Universities face a progressive blurring between initial degrees and continuing studies, an international expert has warned.
Jamil Salmi, coordinator of the World Bank's tertiary education group, last week gave a keynote address to the Association of Heads of University Administration at Strathclyde University.
The challenges of globalisation, the knowledge economy and the communications revolution heralded radical changes in training needs and new forms of competition for higher education, he said.
Universities' clientele will shift: first-time students will be a minority, more students will be pursuing a second or third degree, and most will be undertaking short-term continuing education, Professor Salmi said.
In Finland, one of the most advanced nations in adapting tertiary education to meet new demands, 150,000 young people were pursuing degrees compared with 200,000 adults taking continuing education courses.

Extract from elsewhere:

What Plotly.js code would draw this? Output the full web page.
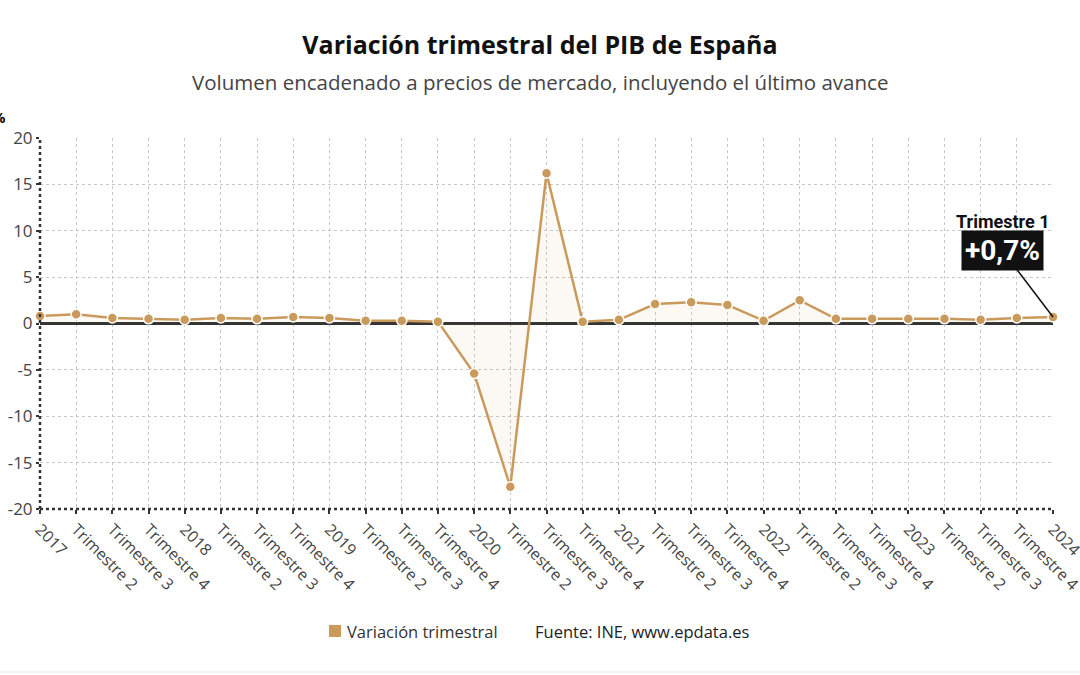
<!DOCTYPE html>
<html>
<head>
<meta charset="utf-8">
<script src="https://cdn.plot.ly/plotly-3.0.1.min.js"></script>
<style>html,body{margin:0;padding:0;background:#fff;}#chart{width:1080px;height:675px;}</style>
</head>
<body>
<div id="chart"></div>
<script>
const periods = ["2017-T1","2017-T2","2017-T3","2017-T4","2018-T1","2018-T2","2018-T3","2018-T4","2019-T1","2019-T2","2019-T3","2019-T4","2020-T1","2020-T2","2020-T3","2020-T4","2021-T1","2021-T2","2021-T3","2021-T4","2022-T1","2022-T2","2022-T3","2022-T4","2023-T1","2023-T2","2023-T3","2023-T4","2024-T1"];
const tickLabels = ["2017","Trimestre 2","Trimestre 3","Trimestre 4","2018","Trimestre 2","Trimestre 3","Trimestre 4","2019","Trimestre 2","Trimestre 3","Trimestre 4","2020","Trimestre 2","Trimestre 3","Trimestre 4","2021","Trimestre 2","Trimestre 3","Trimestre 4","2022","Trimestre 2","Trimestre 3","Trimestre 4","2023","Trimestre 2","Trimestre 3","Trimestre 4","2024"];
const variacion = [0.8,1.0,0.6,0.5,0.4,0.6,0.5,0.7,0.6,0.3,0.3,0.2,-5.4,-17.6,16.2,0.2,0.4,2.1,2.3,2.0,0.3,2.5,0.5,0.5,0.5,0.5,0.4,0.6,0.7];
const yTicks = [-20,-15,-10,-5,0,5,10,15,20];

const lineColor = "#c99a5b";
const lastIdx = periods.length - 1;

const trace = {
  x: periods, y: variacion, type: "scatter", mode: "lines+markers",
  name: "Variación trimestral",
  line: {color: lineColor, width: 2.5},
  marker: {color: lineColor, size: 10, line: {color: "#fff", width: 1.5}},
  fill: "tozeroy", fillcolor: "rgba(201,154,91,0.06)",
  cliponaxis: false, showlegend: false, hoverinfo: "x+y"
};

const layout = {
  width: 1080, height: 675,
  margin: {l: 40, r: 27, t: 138, b: 166},
  paper_bgcolor: "#fff", plot_bgcolor: "#fff",
  font: {family: "Open Sans, sans-serif", color: "#444"},
  title: {text: "<b>Variación trimestral del PIB de España</b>", font: {size: 25, color: "#111", family: "Open Sans, sans-serif"}, x: 0.5, xanchor: "center", y: 1 - 45/675, yanchor: "middle", yref: "container"},
  xaxis: {
    type: "category", range: [0, lastIdx],
    tickvals: periods, ticktext: tickLabels, tickangle: 45,
    tickfont: {size: 16, color: "#444"},
    showgrid: true, gridcolor: "#c8c8c8", griddash: "dot", gridwidth: 1,
    ticks: "outside", ticklen: 4, tickcolor: "#333", tickwidth: 2,
    showline: false, zeroline: false, fixedrange: true
  },
  yaxis: {
    range: [-20, 20], tickvals: yTicks, ticktext: yTicks.map(String),
    tickfont: {size: 17, color: "#444"},
    showgrid: true, gridcolor: "#c8c8c8", griddash: "dot", gridwidth: 1,
    zeroline: true, zerolinecolor: "#333", zerolinewidth: 2.5,
    ticks: "outside", ticklen: 3, tickcolor: "#333", tickwidth: 2,
    showline: false, fixedrange: true
  },
  shapes: [
    {type: "line", xref: "paper", yref: "paper", x0: 0, x1: 0, y0: 0, y1: 1, line: {color: "#333", width: 2.5, dash: "dot"}},
    {type: "line", xref: "paper", yref: "paper", x0: 0, x1: 1, y0: 0, y1: 0, line: {color: "#333", width: 2.5, dash: "dot"}},
    {type: "rect", xref: "paper", yref: "paper", x0: (329-40)/1013, x1: (341-40)/1013, y0: (509-637)/371, y1: (509-625)/371, fillcolor: lineColor, line: {width: 0}},
    {type: "line", xref: "paper", yref: "paper", x0: -40/1013, x1: 1 + 27/1013, y0: (509-672)/371, y1: (509-672)/371, line: {color: "#e6e6e6", width: 1}}
  ],
  annotations: [
    {text: "Volumen encadenado a precios de mercado, incluyendo el último avance", xref: "paper", yref: "paper", x: (540-40)/1013, y: 1 + (138-82)/371, xanchor: "center", yanchor: "middle", showarrow: false, font: {size: 20.5, color: "#444", family: "Open Sans, sans-serif"}},
    {text: "<b>%</b>", xref: "paper", yref: "paper", x: (8-40)/1013, y: 1 + (138-117)/371, xanchor: "right", yanchor: "middle", showarrow: false, font: {size: 15, color: "#111"}},
    {text: "Variación trimestral", xref: "paper", yref: "paper", x: (345-40)/1013, y: (509-631)/371, xanchor: "left", yanchor: "middle", showarrow: false, font: {size: 16.5, color: "#333"}},
    {text: "Fuente: INE, www.epdata.es", xref: "paper", yref: "paper", x: (533-40)/1013, y: (509-631)/371, xanchor: "left", yanchor: "middle", showarrow: false, font: {size: 16.5, color: "#222"}},
    {text: "<b>+0,7%</b>", x: periods[lastIdx], y: variacion[lastIdx], xref: "x", yref: "y",
     showarrow: true, arrowhead: 0, arrowwidth: 1.5, arrowcolor: "#111", ax: -51, ay: -67,
     bgcolor: "#111", borderpad: 3, font: {size: 28, color: "#fff", family: "Roboto, Liberation Sans, sans-serif"}},
    {text: "<b>Trimestre 1</b>", x: periods[lastIdx], y: variacion[lastIdx], xref: "x", yref: "y",
     showarrow: false, xshift: -50, yshift: 96, xanchor: "center", yanchor: "middle",
     font: {size: 18, color: "#111", family: "Roboto, Liberation Sans, sans-serif"}}
  ]
};

Plotly.newPlot("chart", [trace], layout, {displayModeBar: false, staticPlot: true});
</script>
</body>
</html>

Professor Salmi said students' desire to prepare for new types of jobs in the knowledge economy gave them an incentive to mix course options and qualifications.
He also said that new forms of competition were likely to change quality assurance systems. It was doubtful that systems for campus-based courses could be applied to online and distance-learning programmes, but the public needed reassurance that such courses met acceptable academic and professional standards, he said.
But Professor Salmi warned that institutions must not focus solely on technical change and globalisation. "It is equally vital to ensure that students are equipped with the core values necessary to live as responsible citizens in complex democratic societies. A meaningful education for the 21st century should stimulate all aspects of human intellectual potential."